I'm out riding, everything going fine, and I had just turned into a nice tailwind. All of a sudden I look up and there's a monster truck 4X4 in my lane headed straight for me. It was close enough I was just about to take the ditch when he swerved back to his side. So as he passed I did what I shouldn't do and gave him the finger. He and his buddy were smiling and laughing. I guess he didn't realize that "shit happens" and although he probably didn't have any true intention of hitting me, he could have easily killed me with a small miscalculation of throttle or wheel. That's like putting a gun to your head that you're 100% sure isn't loaded and blowing your brains out. Oops! So I was pissed and reacted. Probably a mistake because I quickly realized he could easily turn around and come back for the kill since I had nowhere to hide or run. It was just open ground.

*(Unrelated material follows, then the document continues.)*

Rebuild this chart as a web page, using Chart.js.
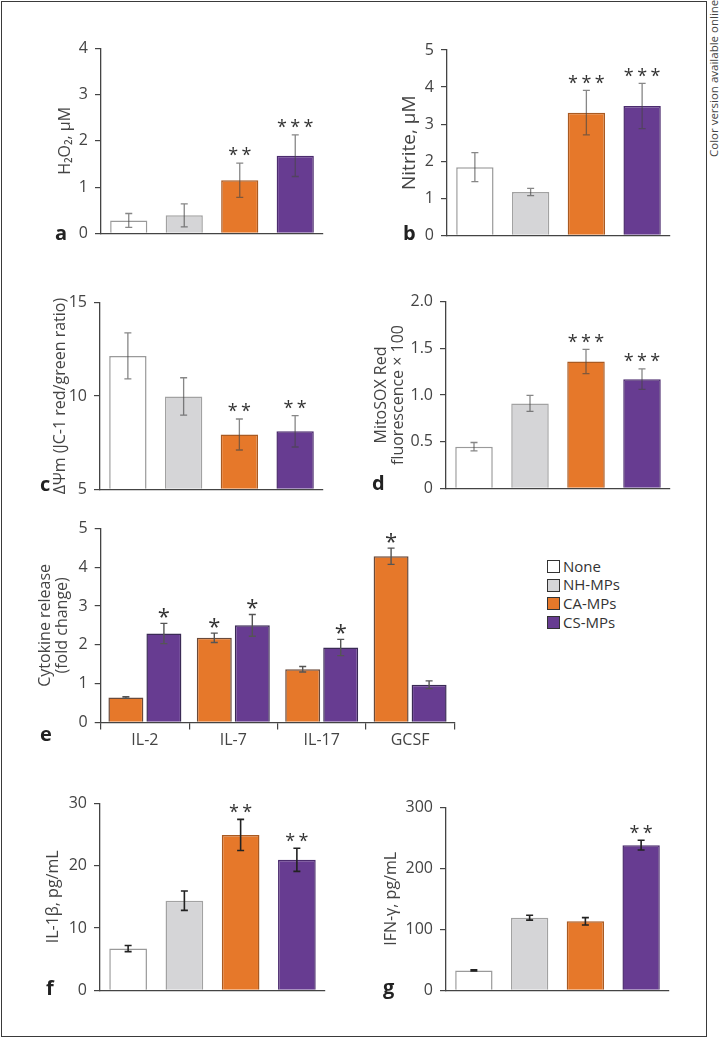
<!DOCTYPE html>
<html><head><meta charset="utf-8">
<script src="https://cdn.jsdelivr.net/npm/chart.js@4.4.1/dist/chart.umd.min.js"></script>
<style>
html,body{margin:0;padding:0;background:#fff;}
body{width:720px;height:1038px;position:relative;overflow:hidden;font-family:'Open Sans',sans-serif;}
canvas{position:absolute;}
.frame{position:absolute;left:1px;top:1px;width:704px;height:1034px;border:1.3px solid #3a3a3a;}
.letter{position:absolute;font:bold 20px/1 'Open Sans',sans-serif;color:#222;}
.note{position:absolute;left:707px;top:157px;white-space:nowrap;font:11.5px/14px 'Open Sans',sans-serif;color:#444;transform-origin:0 0;transform:rotate(-90deg);}
.lbox{position:absolute;width:13px;height:13px;box-sizing:border-box;border:1.2px solid #333;}
.ltxt{position:absolute;font:15px/1 'Open Sans',sans-serif;color:#333;white-space:nowrap;}
</style></head><body>
<div class="frame"></div>
<div class="note">Color version available online</div>
<canvas id="pa"></canvas><canvas id="pb"></canvas>
<canvas id="pc"></canvas><canvas id="pd"></canvas>
<canvas id="pe"></canvas>
<canvas id="pf"></canvas><canvas id="pg"></canvas>
<div id="legend"></div>
<div id="letters"></div>
<script>
// ---------------- DATA ----------------
const groups = ['None', 'NH-MPs', 'CA-MPs', 'CS-MPs'];

const h2o2Mean = [0.28, 0.39, 1.15, 1.68];
const h2o2Err  = [0.15, 0.25, 0.37, 0.45];
const h2o2Sig  = ['', '', '**', '***'];
const h2o2Ticks = ['0', '1', '2', '3', '4'];

const nitriteMean = [1.84, 1.17, 3.31, 3.49];
const nitriteErr  = [0.39, 0.10, 0.60, 0.61];
const nitriteSig  = ['', '', '***', '***'];
const nitriteTicks = ['0', '1', '2', '3', '4', '5'];

const dpsiMean = [12.15, 9.98, 7.94, 8.11];
const dpsiErr  = [1.23, 1.00, 0.83, 0.84];
const dpsiSig  = ['', '', '**', '**'];
const dpsiTicks = ['5', '10', '15'];

const mitoMean = [0.446, 0.91, 1.36, 1.17];
const mitoErr  = [0.045, 0.085, 0.13, 0.11];
const mitoSig  = ['', '', '***', '***'];
const mitoTicks = ['0', '0.5', '1.0', '1.5', '2.0'];

const cytokines = ['IL-2', 'IL-7', 'IL-17', 'GCSF'];
const cytoCA    = [0.64, 2.18, 1.37, 4.28];
const cytoCAErr = [0.02, 0.12, 0.07, 0.21];
const cytoCASig = ['', '*', '', '*'];
const cytoCS    = [2.29, 2.50, 1.93, 0.97];
const cytoCSErr = [0.26, 0.28, 0.21, 0.10];
const cytoCSSig = ['*', '*', '*', ''];
const cytoTicks = ['0', '1', '2', '3', '4', '5'];

const il1bMean = [6.71, 14.38, 24.93, 20.94];
const il1bErr  = [0.50, 1.55, 2.50, 1.85];
const il1bSig  = ['', '', '**', '**'];
const il1bTicks = ['0', '10', '20', '30'];

const ifngMean = [32.7, 119.2, 113.2, 238];
const ifngErr  = [1, 4, 6, 8];
const ifngSig  = ['', '', '', '**'];
const ifngTicks = ['0', '100', '200', '300'];

// ---------------- STYLES ----------------
const fills   = ['#ffffff', '#d5d5d7', '#e6782a', '#673c91'];
const borders = ['#9a9a9a', '#a2a2a2', '#a95a22', '#4b2b6e'];

Chart.defaults.font.family = "'Open Sans', sans-serif";
Chart.defaults.color = '#444';

const errorBars = {
  id: 'errorBars',
  afterDatasetsDraw(chart, args, o) {
    const ctx = chart.ctx, ys = chart.scales.y;
    chart.data.datasets.forEach((ds, di) => {
      const meta = chart.getDatasetMeta(di);
      meta.data.forEach((bar, i) => {
        const v = ds.data[i], e = ds.errors[i];
        const yt = ys.getPixelForValue(v + e), yb = ys.getPixelForValue(v - e);
        const x = bar.x;
        ctx.save();
        ctx.strokeStyle = o.color; ctx.lineWidth = o.width;
        ctx.beginPath();
        ctx.moveTo(x, yt); ctx.lineTo(x, yb);
        ctx.moveTo(x - o.cap, yt); ctx.lineTo(x + o.cap, yt);
        ctx.moveTo(x - o.cap, yb); ctx.lineTo(x + o.cap, yb);
        ctx.stroke();
        const s = ds.sig[i];
        if (s) {
          ctx.fillStyle = '#333';
          ctx.font = o.starSize + "px 'Open Sans', sans-serif";
          ctx.textAlign = 'center'; ctx.textBaseline = 'alphabetic';
          const n = s.length;
          for (let k = 0; k < n; k++) {
            const sx = x + (k - (n - 1) / 2) * o.starGap;
            ctx.fillText('*', sx, yt - o.starOffset + o.starSize * 0.49);
          }
        }
        ctx.restore();
      });
    });
  }
};

function makePanel(id, spec) {
  const cv = document.getElementById(id);
  const [cx, cy, cw, ch] = spec.canvas;
  const [al, at, ar, ab] = spec.area;
  const xH = spec.xH || 0;
  cv.width = cw; cv.height = ch;
  cv.style.left = cx + 'px'; cv.style.top = cy + 'px';
  const lh = spec.titleLH || 1.2;
  const ts = spec.titleSize || 16;
  const titlePad = spec.titleX - cx - ts * lh / 2;
  return new Chart(cv, {
    type: 'bar',
    data: { labels: spec.labels, datasets: spec.datasets },
    options: {
      responsive: false, animation: false,
      devicePixelRatio: 1,
      layout: { padding: { left: 0, top: at - cy, right: cx + cw - ar, bottom: cy + ch - ab - xH } },
      plugins: { legend: { display: false }, tooltip: { enabled: false },
        errorBars: spec.err },
      scales: {
        x: {
          grid: { display: true, drawOnChartArea: false, drawTicks: !!spec.xTicks, tickLength: 7, color: '#444', lineWidth: 1.2 },
          border: { display: true, color: '#444', width: 1.3 },
          ticks: { display: !!spec.xTicks, font: { size: 16 }, color: '#444', padding: 1 },
          afterFit: s => { s.height = xH; }
        },
        y: {
          min: spec.min, max: spec.max,
          ticks: { stepSize: spec.step, font: { size: 16 }, color: '#444', padding: 7,
                   callback: (v, i) => spec.tickLabels[i] },
          grid: { display: true, drawOnChartArea: false, drawTicks: true, tickLength: 6, color: '#444', lineWidth: 1.2 },
          border: { display: true, color: '#444', width: 1.3 },
          title: { display: true, text: spec.title, color: '#444',
                   font: { size: ts, lineHeight: lh }, padding: { top: titlePad, bottom: 0 } },
          afterFit: s => { s.width = al - cx; }
        }
      }
    },
    plugins: [errorBars]
  });
}

function groupSet(mean, err, sig, base) {
  const d = { data: mean, errors: err, sig: sig,
    backgroundColor: fills, borderColor: borders, borderWidth: 1.5,
    categoryPercentage: 1.0, barPercentage: 0.67 };
  if (base !== undefined) d.base = base;
  return [d];
}

const errLight = { color: 'rgba(70,70,70,0.65)', width: 1.3, cap: 3.5, starSize: 18, starGap: 13.3, starOffset: 10.5 };
const errDark  = { color: '#222', width: 1.6, cap: 3.5, starSize: 18, starGap: 13.3, starOffset: 10 };

makePanel('pa', { canvas: [30, 28, 310, 222], area: [101, 48.3, 323, 235.7], titleX: 65,
  labels: groups, datasets: groupSet(h2o2Mean, h2o2Err, h2o2Sig),
  min: 0, max: 4, step: 1, tickLabels: h2o2Ticks, title: 'H\u2082O\u2082, \u00b5M', err: errLight });

makePanel('pb', { canvas: [370, 28, 320, 224], area: [447, 50, 670, 237.3], titleX: 410, titleSize: 19,
  labels: groups, datasets: groupSet(nitriteMean, nitriteErr, nitriteSig),
  min: 0, max: 5, step: 1, tickLabels: nitriteTicks, title: 'Nitrite, \u00b5M', err: errLight });

makePanel('pc', { canvas: [30, 282, 310, 224], area: [100, 302.7, 323, 490], titleX: 60,
  labels: groups, datasets: groupSet(dpsiMean, dpsiErr, dpsiSig, 5),
  min: 5, max: 15, step: 5, tickLabels: dpsiTicks, title: '\u0394\u03a8m (JC-1 red/green ratio)', err: errLight });

makePanel('pd', { canvas: [370, 282, 320, 224], area: [446, 301.7, 670, 488.3], titleX: 381, titleLH: 1.1,
  labels: groups, datasets: groupSet(mitoMean, mitoErr, mitoSig),
  min: 0, max: 2, step: 0.5, tickLabels: mitoTicks, title: ['MitoSOX Red', 'fluorescence \u00d7 100'], err: errLight });

makePanel('pe', { canvas: [30, 508, 440, 250], area: [100.7, 528.3, 454.3, 722.4], xH: 30, xTicks: true,
  titleX: 45, titleLH: 1.1,
  labels: cytokines,
  datasets: [
    { data: cytoCA, errors: cytoCAErr, sig: cytoCASig, backgroundColor: fills[2], borderColor: '#6a4a3a', borderWidth: 1.5,
      categoryPercentage: 0.86, barPercentage: 0.92 },
    { data: cytoCS, errors: cytoCSErr, sig: cytoCSSig, backgroundColor: fills[3], borderColor: '#3a2a55', borderWidth: 1.5,
      categoryPercentage: 0.86, barPercentage: 0.92 }
  ],
  min: 0, max: 5, step: 1, tickLabels: cytoTicks, title: ['Cytokine release', '(fold change)'],
  err: { color: '#555', width: 1.4, cap: 3.5, starSize: 22, starGap: 13, starOffset: 10 } });

makePanel('pf', { canvas: [30, 785, 310, 222], area: [100, 803.3, 325, 991], titleX: 53,
  labels: groups, datasets: groupSet(il1bMean, il1bErr, il1bSig),
  min: 0, max: 30, step: 10, tickLabels: il1bTicks, title: 'IL-1\u03b2, pg/mL', err: errDark });

makePanel('pg', { canvas: [370, 785, 320, 222], area: [446, 807.3, 669, 991], titleX: 391,
  labels: groups, datasets: groupSet(ifngMean, ifngErr, ifngSig),
  min: 0, max: 300, step: 100, tickLabels: ifngTicks, title: 'IFN-\u03b3, pg/mL', err: errDark });

// ---------------- legend ----------------
const lg = document.getElementById('legend');
const legendTops = [560, 578.7, 597.4, 616.1];
groups.forEach((g, i) => {
  const b = document.createElement('div');
  b.className = 'lbox'; b.style.left = '546.5px'; b.style.top = legendTops[i] + 'px';
  b.style.background = fills[i];
  lg.appendChild(b);
  const t = document.createElement('div');
  t.className = 'ltxt'; t.style.left = '563px'; t.style.top = (legendTops[i] + 6.5 - 8) + 'px';
  t.textContent = g;
  lg.appendChild(t);
});

// ---------------- panel letters ----------------
const letterPos = [['a', 55, 241], ['b', 403, 241], ['c', 40, 492], ['d', 372, 491], ['e', 40, 742], ['f', 46, 996], ['g', 383, 995]];
const lt = document.getElementById('letters');
letterPos.forEach(([ch, x, y]) => {
  const d = document.createElement('div');
  d.className = 'letter'; d.textContent = ch;
  d.style.left = x + 'px'; d.style.top = (y - 17.8) + 'px';
  lt.appendChild(d);
});
</script>
</body></html>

I kept riding and looking over my shoulder and decided I better get off the road. I hopped on the trail and started making my way home. It was cool because I hadn't been on the trail since winter. I'm just riding along and thinking about the incident when I notice my ride is getting really comfortable and cushy. Mostly flat tired feel that way. I wasn't worried or pissed at this point. I was just happy to be alive- besides, I wasn't far from town and I was just crusing at this point. I pull over and start to change my flat. Tools out, wheel off, in the shade. The first flat I've had on this particular bike. I'm in the middle of pulling out the flat tube when I hear, "Hey, you got a problem?" I'm thinking, "By words, that sounds like it could be a redneck with a tire iron ready to bash in my head. But the tone says, "Need some help?"" I look up and it's the freakin' Mayor of Columbia. Just an aside- have you ever noticed he looks like Alfred E. Neuman? Not making fun of him- just an observation. To make a long story longer, he just checked to see if I needed anything. I told him I had what I needed and thanks- so he rolled on. Nice of him to stop though huh? Columbia has it all.

2 comments:

Prozenberger said...

The middle finger is my preferred choice of communication on my bike.

Alicia said...

It's pretty much Jason's choice of communication - period.